Chelsea are interested in making Roberto De Zerbi their new head coach, the reports emerged today.

Sky Sports have the Italian as one of four names under consideration.

That puts him on the same starting grid as Enzo Maresca, Kieran McKenna and Thomas Frank.

Chelsea interested in De Zerbi? Why wouldn’t they be?

A pattern has emerged of them looking to Albion and what they are doing, in case you had not noticed.

De Zerbi led the Seagulls to a double over Chelsea in 2022-23, when both teams were more or less at full strength.

Chelsea fans love to point at four wins over the Seagulls in the last year but they were all by single-goal margins in evenly-fought games.

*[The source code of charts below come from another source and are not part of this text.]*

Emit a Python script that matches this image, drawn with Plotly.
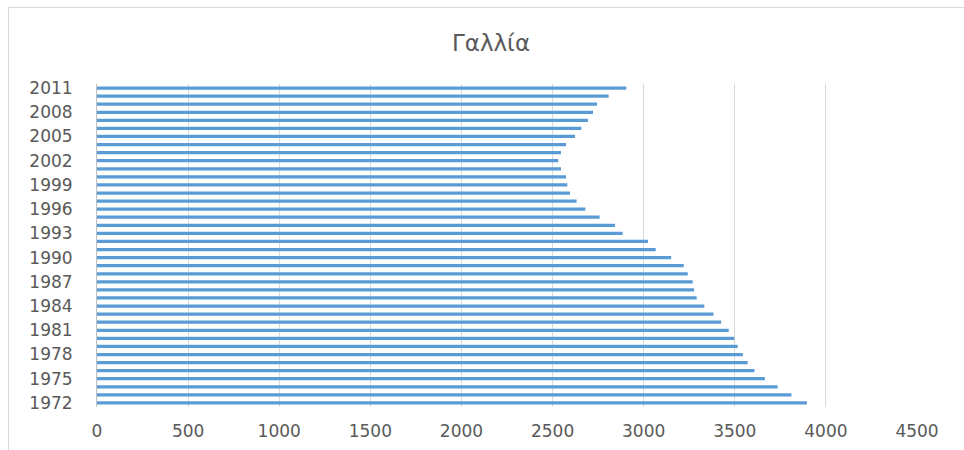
import plotly.graph_objects as go

years = list(range(1972, 2012))
values = [
    3896, 3811, 3735, 3665, 3608, 3571, 3544, 3516, 3497, 3467,
    3425, 3383, 3333, 3291, 3277, 3269, 3242, 3220, 3151, 3066,
    3024, 2885, 2843, 2758, 2680, 2632, 2596, 2581, 2574, 2546,
    2531, 2546, 2574, 2623, 2658, 2694, 2722, 2744, 2808, 2905,
]
x_ticks = list(range(0, 5000, 500))
title_text = "Γαλλία"

W, H = 964, 450
L, R, T, B = 97, 47, 84, 43
pw, ph = W - L - R, H - T - B

def px_x(p):
    return (p - L) / pw

def px_y(p):
    return (H - B - p) / ph

font_family = "DejaVu Sans, Open Sans, sans-serif"
text_color = "#595959"

fig = go.Figure(
    go.Bar(
        x=values,
        y=years,
        orientation="h",
        marker=dict(color="#5b9bd5", line=dict(width=0)),
        hoverinfo="x+y",
    )
)

fig.update_layout(
    width=W,
    height=H,
    margin=dict(l=L, r=R, t=T, b=B, autoexpand=False),
    paper_bgcolor="white",
    plot_bgcolor="white",
    bargap=0.6,
    showlegend=False,
    title=dict(
        text=title_text,
        x=(491) / W,
        xanchor="center",
        y=1 - 43 / H,
        yanchor="middle",
        font=dict(family=font_family, size=23, color=text_color),
    ),
    xaxis=dict(
        range=[0, 4500],
        tickvals=x_ticks,
        automargin=False,
        showgrid=True,
        gridcolor="#d9d9d9",
        gridwidth=1,
        zeroline=False,
        showline=False,
        ticks="outside",
        ticklen=9,
        tickcolor="rgba(0,0,0,0)",
        tickfont=dict(family=font_family, size=17, color=text_color),
        fixedrange=True,
    ),
    yaxis=dict(
        range=[1971.5, 2011.5],
        tick0=1972,
        dtick=3,
        automargin=False,
        showgrid=False,
        zeroline=False,
        showline=True,
        linecolor="#bfbfbf",
        linewidth=1,
        ticks="outside",
        ticklen=20,
        tickcolor="rgba(0,0,0,0)",
        tickfont=dict(family=font_family, size=17, color=text_color),
        fixedrange=True,
    ),
    shapes=[
        dict(
            type="rect",
            xref="paper",
            yref="paper",
            x0=px_x(8.5),
            x1=px_x(975),
            y0=px_y(460),
            y1=px_y(7.5),
            line=dict(color="#d9d9d9", width=1),
            fillcolor="rgba(0,0,0,0)",
            layer="below",
        )
    ],
)

fig.write_html("out.html")
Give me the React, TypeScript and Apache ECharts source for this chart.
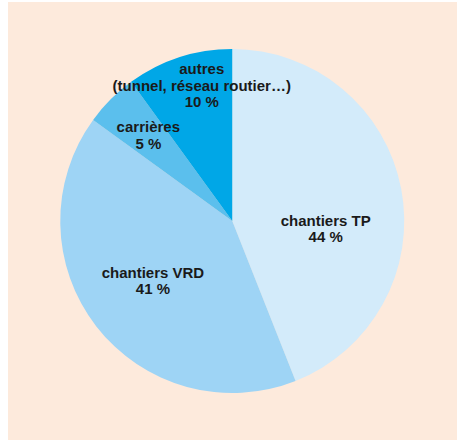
import React, { useEffect, useRef } from "react";
import * as echarts from "echarts";

const categories = [
  "chantiers TP",
  "chantiers VRD",
  "carrières",
  "autres\n(tunnel, réseau routier…)",
];
const values = [44, 41, 5, 10];
const colors = ["#d3ebfa", "#9ed4f5", "#5bbfed", "#00a7e7"];
// label nudges from the default inside position, in px
const labelDx = [6, -9, -21, -3];
const labelDy = [24, 5, -23, -51];

export default function App() {
  const ref = useRef<HTMLDivElement>(null);
  useEffect(() => {
    if (!ref.current) return;
    const chart = echarts.init(ref.current, undefined, { renderer: "svg" });
    chart.setOption({
      animation: false,
      backgroundColor: "#fdeadc",
      series: [
        {
          type: "pie",
          center: [224.25, 219],
          radius: 172,
          startAngle: 90,
          clockwise: true,
          avoidLabelOverlap: false,
          silent: true,
          data: categories.map((name, i) => ({
            name,
            value: values[i],
            itemStyle: { color: colors[i] },
          })),
          label: {
            show: true,
            position: "inside",
            formatter: (p: any) => `${p.name}\n${p.value} %`,
            color: "#1a1a1a",
            fontFamily: "'Liberation Sans', Arial, sans-serif",
            fontWeight: "bold",
            fontSize: 15,
            lineHeight: 16.5,
            align: "center",
          },
          labelLine: { show: false },
          labelLayout: (params: any) => ({
            dx: labelDx[params.dataIndex],
            dy: labelDy[params.dataIndex],
          }),
        },
      ],
    });
    return () => chart.dispose();
  }, []);
  return (
    <div
      ref={ref}
      style={{ position: "absolute", left: 8, top: 2, width: 449, height: 438 }}
    />
  );
}
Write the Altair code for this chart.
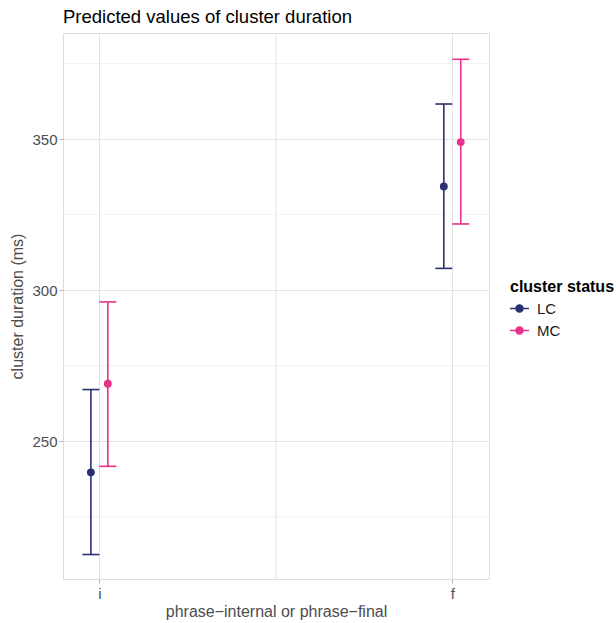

One was a friendly, effectively a training session dressed up as a meaningful fixture for a USA audience.

There was the Carabao Cup, then a somewhat confused league game at Stamford Bridge when Albion had just got back from Athens.

Then came a return fixture which, with everything in their favour, Chelsea should have won convincingly rather than be demanding the final whistle.

De Zerbi would be going to a club who love to spend money and have different ways of finding the sort of finances to which they first became accustomed when Roman Abramovich broke the mould for limitless Premier League extravagance.

They have a midfield built around the player De Zerbi used as the focal point of his own engine room at the Amex.

They have a left-sided defender he wanted to keep and an attacking midfielder he wanted to sign.

They have a winger he thinks of as a son and from whom he would hope to get the very best.

He has worked with Sam Jewell in terms of player recruitment.

He would not even have to make a big decision over dropping Robert Sanchez.

He doesn’t want to play golf on Wednesdays and Chelsea would offer the demands of Thursday night European action.

Domestically, De Zerbi now does indeed “know the league” and some of the vocabulary and turns of phrase he comes up with point to an improvement in his English.

The list of Albion employees heading to Chelsea is already in double figures and you could add half a dozen or so if De Zerbi and his staff made the move.

What that would mean for his legacy at Albion, especially among fans, would remain to be seen.

We know he was emotional when he left, not least when fans sang “we want you to stay”.

It feels very much like he did not know what was coming as late as the Friday lunchtime before the Manchester United game.

He is keen to point out that, before being a player and a coach, he was a fan, up on the terraces at Brescia.

But, while he has a strong connection to Brighton, he remains a professional.

He might think twice before joining Atalanta, who are Brescia’s arch rivals.

But the feeling might not be the same if the chance to coach a big-spending club, with lots of talent already on board, were to come along in a league he loves.

His view may well be of Chelsea as a huge club, a European juggernaut, a perspective which has developed over the last two decades even if many of us older observers from within this country do not quite see them in that way.

There would be compensation due to him for Albion but not as much as would have been the case had they come in for him while he was in charge at Albion.

But Albion wanted a quick break to end any doubts and let them get on with their own succession plan.

Purely for what he did with Albion, De Zerbi deserved the thanks, love and emotional farewell he received at the Amex last Sunday with no strings attached.

But a switch to Chelsea would test those affections - IF it were to happen.